Karma brings Vancouver musician Scott Smith from the sidelines to the forefront. Having long supported many of the city’s finest bands (including Rich Hope and His Blue Rich Rangers), most often on guitar or pedal steel, Smith finally steps into centre stage himself. Under the moniker Just a Season, he has released his first solo album of the same name. In turn, seemingly as many musicians as he’s played for appear on his album. The local all-star cast takes some time away from No Sinner, Hunting, and Brickhouse (to name a few) to help out an old friend.
Together, the group creates folk that rocks: “Rick Danko’s in Heaven”, “Hey Eddie”, “Trouble in Her Eyes”. The humble guitar and slide solos on this latter track never steal the attention from the songwriting. The instrumentation is varied, often on the same song. Piano, organ, and faint brass on “Julieta” combine to channel the most classic 60s folk groups, although fiddle appears elsewhere on the album.
For more plaintive moods, there are the wistful “January Bound” and “Tumbling Down”. Song title aside, you may hear the warm stroll of the instrumental “Cherry Tree” when you look up at the cherry blossoms that have just started making their annual appearance. “Cherry Tree” is the sound of frost melting – montages of spring coming alive. And like spring, “Cherry Tree” is all too brief, over before you know it. The into-the-sunset ramble of “Sundowner”, another instrumental, is a perfect farewell for now.

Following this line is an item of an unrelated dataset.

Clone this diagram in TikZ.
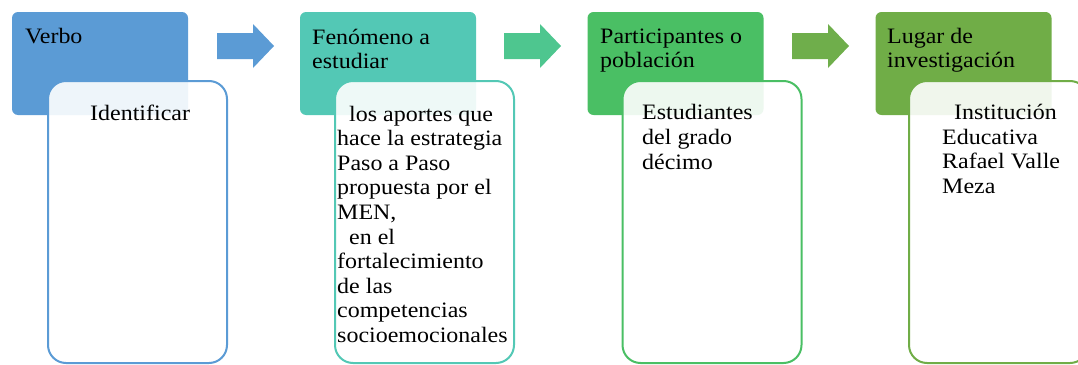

That Smith and company have crafted an album as lush as Just a Season in only seven days is a testament to the skill of the musicians involved. Despite finally stepping up to claim “his time,” Smith remains modest: “I didn’t have time for this to be a magnum opus.” But Just a Season is a damned fine start. And while it may not be Scott Smith’s magnum opus, like spring, this album can only lead to something sweeter.